Select the lines that hold the word "this" and copy each one.
== MATERIAL PROVIDED
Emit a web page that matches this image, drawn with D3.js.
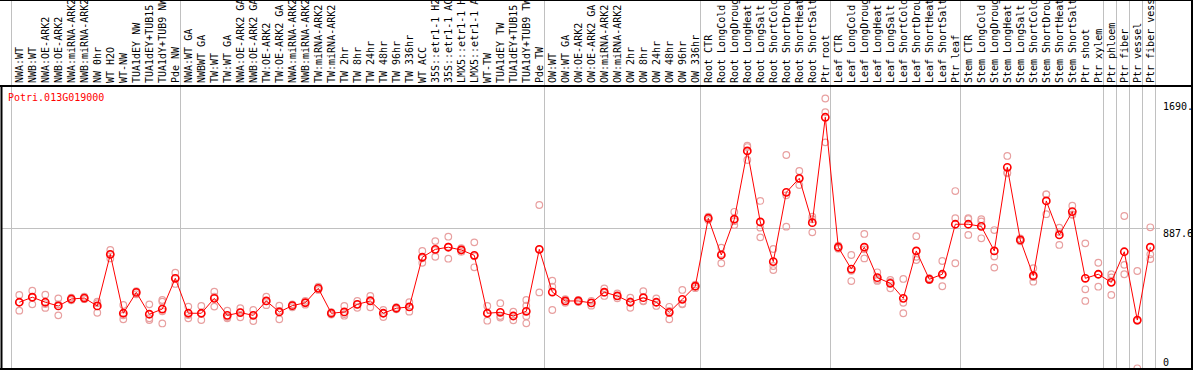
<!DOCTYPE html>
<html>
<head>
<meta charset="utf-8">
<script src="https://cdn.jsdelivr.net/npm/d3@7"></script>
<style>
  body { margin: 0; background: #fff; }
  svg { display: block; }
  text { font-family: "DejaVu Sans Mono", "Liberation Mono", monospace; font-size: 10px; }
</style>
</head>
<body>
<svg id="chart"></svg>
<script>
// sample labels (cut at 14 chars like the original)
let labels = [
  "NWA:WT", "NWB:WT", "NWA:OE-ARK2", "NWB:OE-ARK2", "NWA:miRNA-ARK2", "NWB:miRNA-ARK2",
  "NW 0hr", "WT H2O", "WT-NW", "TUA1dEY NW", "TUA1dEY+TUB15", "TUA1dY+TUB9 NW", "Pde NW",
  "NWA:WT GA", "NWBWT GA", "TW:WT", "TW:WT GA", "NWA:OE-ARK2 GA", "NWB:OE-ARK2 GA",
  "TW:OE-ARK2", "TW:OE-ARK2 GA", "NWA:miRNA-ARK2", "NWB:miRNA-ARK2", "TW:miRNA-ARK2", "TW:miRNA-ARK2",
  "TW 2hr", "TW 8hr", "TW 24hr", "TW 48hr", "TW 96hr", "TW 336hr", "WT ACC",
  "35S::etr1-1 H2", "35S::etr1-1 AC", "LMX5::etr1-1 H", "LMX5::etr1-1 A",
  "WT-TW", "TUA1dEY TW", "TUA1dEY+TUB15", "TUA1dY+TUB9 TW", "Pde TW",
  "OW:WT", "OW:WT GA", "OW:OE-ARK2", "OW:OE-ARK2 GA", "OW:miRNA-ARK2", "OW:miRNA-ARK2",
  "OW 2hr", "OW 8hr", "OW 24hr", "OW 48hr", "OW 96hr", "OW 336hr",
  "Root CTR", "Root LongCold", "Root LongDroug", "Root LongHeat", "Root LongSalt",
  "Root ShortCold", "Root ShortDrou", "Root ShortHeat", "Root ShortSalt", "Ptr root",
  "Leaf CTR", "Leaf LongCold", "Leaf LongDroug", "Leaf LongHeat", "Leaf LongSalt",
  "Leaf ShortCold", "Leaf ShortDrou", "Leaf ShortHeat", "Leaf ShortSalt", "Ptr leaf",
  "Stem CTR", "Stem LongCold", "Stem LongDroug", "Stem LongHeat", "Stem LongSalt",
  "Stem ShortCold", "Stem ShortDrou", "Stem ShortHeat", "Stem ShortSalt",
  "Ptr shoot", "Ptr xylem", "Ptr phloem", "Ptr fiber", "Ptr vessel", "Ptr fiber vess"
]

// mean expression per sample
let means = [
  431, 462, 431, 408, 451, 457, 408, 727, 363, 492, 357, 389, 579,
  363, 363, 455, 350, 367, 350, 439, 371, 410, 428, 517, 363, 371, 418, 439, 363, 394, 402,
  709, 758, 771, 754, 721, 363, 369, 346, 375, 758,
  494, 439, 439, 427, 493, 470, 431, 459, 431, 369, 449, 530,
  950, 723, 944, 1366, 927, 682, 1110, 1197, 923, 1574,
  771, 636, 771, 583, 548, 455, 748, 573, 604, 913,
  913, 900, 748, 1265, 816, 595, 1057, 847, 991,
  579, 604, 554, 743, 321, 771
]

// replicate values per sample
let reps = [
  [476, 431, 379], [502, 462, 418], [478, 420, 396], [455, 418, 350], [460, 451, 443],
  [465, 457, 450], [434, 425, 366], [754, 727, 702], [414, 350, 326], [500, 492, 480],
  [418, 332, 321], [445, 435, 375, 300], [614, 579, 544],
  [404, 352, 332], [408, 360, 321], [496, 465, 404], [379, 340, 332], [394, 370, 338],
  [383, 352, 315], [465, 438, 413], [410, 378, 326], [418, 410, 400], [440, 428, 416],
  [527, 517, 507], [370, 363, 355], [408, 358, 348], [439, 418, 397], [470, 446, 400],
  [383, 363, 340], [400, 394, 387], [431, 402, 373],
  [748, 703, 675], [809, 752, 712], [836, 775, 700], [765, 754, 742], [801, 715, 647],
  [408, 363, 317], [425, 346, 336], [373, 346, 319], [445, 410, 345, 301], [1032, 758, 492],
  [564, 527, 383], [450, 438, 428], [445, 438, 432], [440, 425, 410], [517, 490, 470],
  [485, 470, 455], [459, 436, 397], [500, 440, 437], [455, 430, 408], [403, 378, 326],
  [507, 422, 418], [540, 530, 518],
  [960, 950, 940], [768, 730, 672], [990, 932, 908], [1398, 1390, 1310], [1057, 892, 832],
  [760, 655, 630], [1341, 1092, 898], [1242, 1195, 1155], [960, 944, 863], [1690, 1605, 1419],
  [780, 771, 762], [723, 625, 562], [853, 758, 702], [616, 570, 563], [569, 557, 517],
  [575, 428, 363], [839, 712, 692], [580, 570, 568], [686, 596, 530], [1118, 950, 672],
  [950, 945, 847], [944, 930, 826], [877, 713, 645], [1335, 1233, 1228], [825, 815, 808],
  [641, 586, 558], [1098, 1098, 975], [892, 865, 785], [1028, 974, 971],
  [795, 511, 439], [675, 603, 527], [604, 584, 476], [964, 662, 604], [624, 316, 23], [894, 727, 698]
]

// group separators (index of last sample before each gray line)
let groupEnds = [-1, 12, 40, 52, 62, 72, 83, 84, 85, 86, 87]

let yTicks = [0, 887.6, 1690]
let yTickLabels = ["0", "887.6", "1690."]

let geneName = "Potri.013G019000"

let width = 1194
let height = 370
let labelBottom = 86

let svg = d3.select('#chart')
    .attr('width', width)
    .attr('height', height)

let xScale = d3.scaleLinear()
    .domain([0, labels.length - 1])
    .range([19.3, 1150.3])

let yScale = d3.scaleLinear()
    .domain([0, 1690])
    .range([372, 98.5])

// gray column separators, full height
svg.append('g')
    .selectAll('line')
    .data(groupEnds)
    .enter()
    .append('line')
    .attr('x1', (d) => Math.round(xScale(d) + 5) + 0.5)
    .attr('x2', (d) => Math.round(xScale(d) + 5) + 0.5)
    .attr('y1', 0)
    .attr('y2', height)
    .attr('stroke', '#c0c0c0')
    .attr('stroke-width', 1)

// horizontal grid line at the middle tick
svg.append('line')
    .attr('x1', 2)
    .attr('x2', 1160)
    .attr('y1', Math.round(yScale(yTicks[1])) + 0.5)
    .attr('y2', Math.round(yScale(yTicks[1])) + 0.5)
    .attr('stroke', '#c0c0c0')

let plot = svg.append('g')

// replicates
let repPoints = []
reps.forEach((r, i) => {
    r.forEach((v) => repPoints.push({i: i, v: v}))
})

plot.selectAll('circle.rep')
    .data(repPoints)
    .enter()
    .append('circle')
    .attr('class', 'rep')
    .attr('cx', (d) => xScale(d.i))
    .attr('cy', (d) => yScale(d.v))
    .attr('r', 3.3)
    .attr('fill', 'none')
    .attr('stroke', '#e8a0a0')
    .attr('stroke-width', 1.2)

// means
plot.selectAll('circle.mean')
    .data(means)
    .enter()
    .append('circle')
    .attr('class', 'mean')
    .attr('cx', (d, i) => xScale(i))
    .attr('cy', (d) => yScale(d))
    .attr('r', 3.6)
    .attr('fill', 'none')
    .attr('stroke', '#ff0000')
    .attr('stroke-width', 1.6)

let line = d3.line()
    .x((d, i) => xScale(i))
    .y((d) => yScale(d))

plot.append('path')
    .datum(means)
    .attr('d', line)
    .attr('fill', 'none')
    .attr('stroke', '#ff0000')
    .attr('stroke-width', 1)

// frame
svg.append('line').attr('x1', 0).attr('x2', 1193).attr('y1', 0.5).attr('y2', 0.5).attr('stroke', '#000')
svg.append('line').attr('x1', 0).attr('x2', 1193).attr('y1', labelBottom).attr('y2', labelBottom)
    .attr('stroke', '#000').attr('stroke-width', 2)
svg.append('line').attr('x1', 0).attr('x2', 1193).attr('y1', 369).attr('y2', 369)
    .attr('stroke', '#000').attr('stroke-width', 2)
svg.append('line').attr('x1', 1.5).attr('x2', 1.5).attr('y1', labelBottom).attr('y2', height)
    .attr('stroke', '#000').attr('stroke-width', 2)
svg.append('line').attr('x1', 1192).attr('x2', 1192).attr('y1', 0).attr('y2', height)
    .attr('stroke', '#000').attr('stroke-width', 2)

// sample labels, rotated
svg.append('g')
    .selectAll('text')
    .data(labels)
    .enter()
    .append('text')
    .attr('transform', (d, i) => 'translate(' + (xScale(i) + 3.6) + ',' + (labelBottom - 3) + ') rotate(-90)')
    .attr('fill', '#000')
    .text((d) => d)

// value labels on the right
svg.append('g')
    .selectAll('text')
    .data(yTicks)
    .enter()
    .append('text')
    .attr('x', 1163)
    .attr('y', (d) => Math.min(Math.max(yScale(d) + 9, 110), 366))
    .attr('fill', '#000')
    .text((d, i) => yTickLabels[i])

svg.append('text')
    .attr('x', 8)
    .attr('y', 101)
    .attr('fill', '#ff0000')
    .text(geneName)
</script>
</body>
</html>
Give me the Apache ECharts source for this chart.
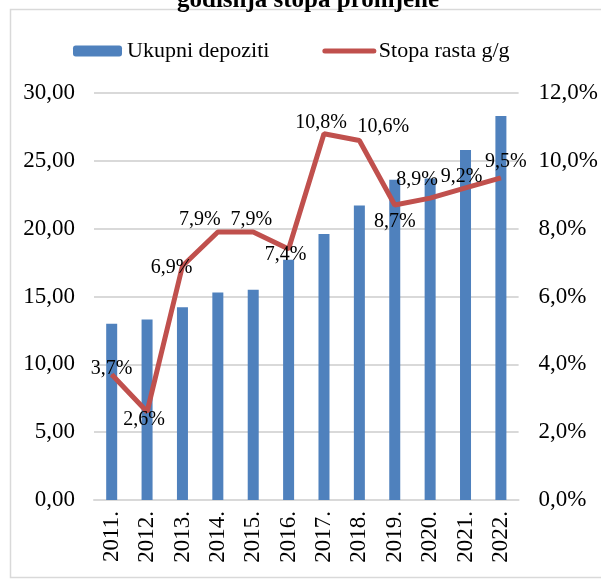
====
◆ CORRECT OUTPUT
Emit a web page that matches this image, drawn with D3.js.
Give me the Apache ECharts source for this chart.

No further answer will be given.